Where the regulatory line currently sits
Per Cointelegraph’s report, the GENIUS Act itself already reserves a state-oversight path for issuers under $10 billion — so this isn’t a case of “explicitly banned,” but rather a explicitly permitted, implementation rules pending gray zone. The core dispute is whether Treasury will let this path exist in name only when it comes to actual enforcement.
For Asia-Pacific users, this US rule carries limited direct binding force. If you’re more concerned with the compliance baseline in your own region, see our US Compliance Guide for the licensing logic behind dollar-stablecoin issuers, as well as the Hong Kong Compliance Guide and Singapore Compliance Guide — Asia-Pacific issuers tend to anchor to licenses from these two jurisdictions, and feel the second-order effects of US rules far more than direct ones.
Key milestones worth watching next
- Treasury’s formal response to the Lummis-led letter: Whether it commits to making the state-level path operable is the first clear signal.
- Publication of GENIUS Act implementation draft rules: How the draft defines “substantially similar” state versus federal law will determine how many small and mid-sized issuers can take the state path.
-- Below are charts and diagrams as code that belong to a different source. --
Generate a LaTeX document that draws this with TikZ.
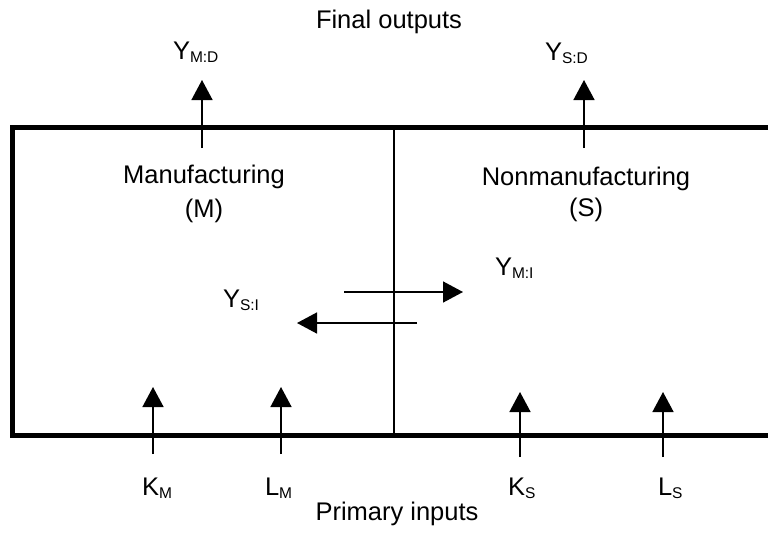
\documentclass[tikz,border=0pt]{standalone}
\usepackage{fontspec}
\setmainfont{Liberation Sans}
\usetikzlibrary{arrows.meta}
\newcommand\lsub[1]{\raisebox{-3pt}{\fontsize{15.5}{18}\selectfont #1}}
\tikzset{
  lbl/.style={inner sep=0pt, outer sep=0pt, font=\fontsize{25.5}{30}\selectfont},
  flow/.style={line width=1.5pt, -{Triangle[length=20pt,width=21pt]}},
  frame/.style={line width=5pt, line join=miter},
  divider/.style={line width=2.5pt}
}
\begin{document}
\begin{tikzpicture}[x=1pt,y=-1pt]
\useasboundingbox (0,0) rectangle (768,533);
% frame
\coordinate (tr) at (780,127);
\coordinate (tl) at (12,127);
\coordinate (bl) at (12,435);
\coordinate (br) at (780,435);
\draw[frame] (tr) -- (tl) -- (bl) -- (br);
\coordinate (dt) at (394,127);
\coordinate (db) at (394,435);
\draw[divider] (dt) -- (db);
% texts
\node[lbl, anchor=base] (fo) at (389,28) {Final outputs};
\node[lbl, anchor=base west] (ymd) at (173,59) {Y\lsub{M:D}};
\node[lbl, anchor=base west] (ysd) at (545,60) {Y\lsub{S:D}};
\node[lbl, anchor=base] (mfg) at (204,183) {Manufacturing};
\node[lbl, anchor=base] (mfgl) at (204,217) {(M)};
\node[lbl, anchor=base] (nmf) at (586,185) {Nonmanufacturing};
\node[lbl, anchor=base] (nmfl) at (586,216) {(S)};
\node[lbl, anchor=base west] (ymi) at (495,275) {Y\lsub{M:I}};
\node[lbl, anchor=base west] (ysi) at (223,307) {Y\lsub{S:I}};
\node[lbl, anchor=base west] (km) at (142,495) {K\lsub{M}};
\node[lbl, anchor=base west] (lm) at (265,495) {L\lsub{M}};
\node[lbl, anchor=base west] (ks) at (508,495) {K\lsub{S}};
\node[lbl, anchor=base west] (ls) at (658,495) {L\lsub{S}};
\node[lbl, anchor=base] (pi) at (397,520) {Primary inputs};
% arrow coordinates
\coordinate (ymdA) at (202,148); \coordinate (ymdB) at (202,80);
\coordinate (ysdA) at (584,148); \coordinate (ysdB) at (584,80);
\coordinate (kmA) at (153,454); \coordinate (kmB) at (153,387);
\coordinate (lmA) at (281,454); \coordinate (lmB) at (281,387);
\coordinate (ksA) at (520,457); \coordinate (ksB) at (520,392);
\coordinate (lsA) at (663,457); \coordinate (lsB) at (663,392);
\coordinate (rA) at (344,292); \coordinate (rB) at (463,292);
\coordinate (lA) at (417,323); \coordinate (lB) at (297,323);
\draw[flow] (ymdA) -- (ymdB);
\draw[flow] (ysdA) -- (ysdB);
\draw[flow] (kmA) -- (kmB);
\draw[flow] (lmA) -- (lmB);
\draw[flow] (ksA) -- (ksB);
\draw[flow] (lsA) -- (lsB);
\draw[flow] (rA) -- (rB);
\draw[flow] (lA) -- (lB);
\end{tikzpicture}
\end{document}
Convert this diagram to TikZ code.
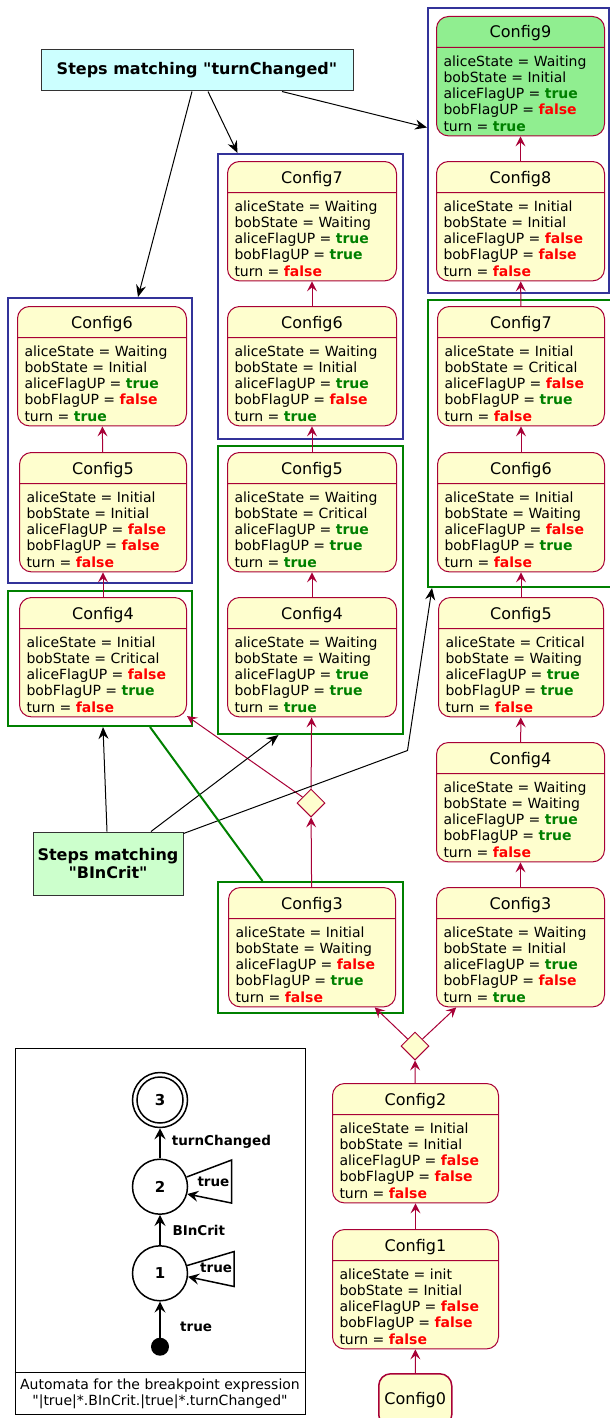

- Compliance status statements from dollar-stablecoin issuers like Circle / PayPal: Whichever path — federal or state — they choose will likely surface in announcements first.
- Changes to US-based issuers’ asset whitelists: Whether Coinbase or Crypto.com adjust which stablecoins they support is the step users can most directly observe.
Editorial recommendations
- Users holding MPCard and settling in USDT: no action needed. This letter doesn’t touch USDT, and your top-up and spending paths are unaffected. If you’re currently choosing a card, check our 2026 Top 5 comparison before deciding.
- Users paying dollar subscriptions (ChatGPT, Cursor) with USDC: stay put and watch for Circle announcements. There’s no reason to switch stablecoins right now — this is a slow-moving variable, not an emergency. For subscription payment details, see our ChatGPT Plus top-up scenario.
- US/dollar users planning to apply for Coinbase Card or Crypto.com Visa: proceed as normal, but add “which stablecoins the issuer supports” to your checklist — that’s exactly the item most likely to shift once implementation rules land.
Bottom line: regulation is moving toward “how to implement,” which is a good thing — it makes the rules clearer, but we’re still in the procedural bargaining phase. For most USDT card users, the right move today is to keep watching and hold off on action.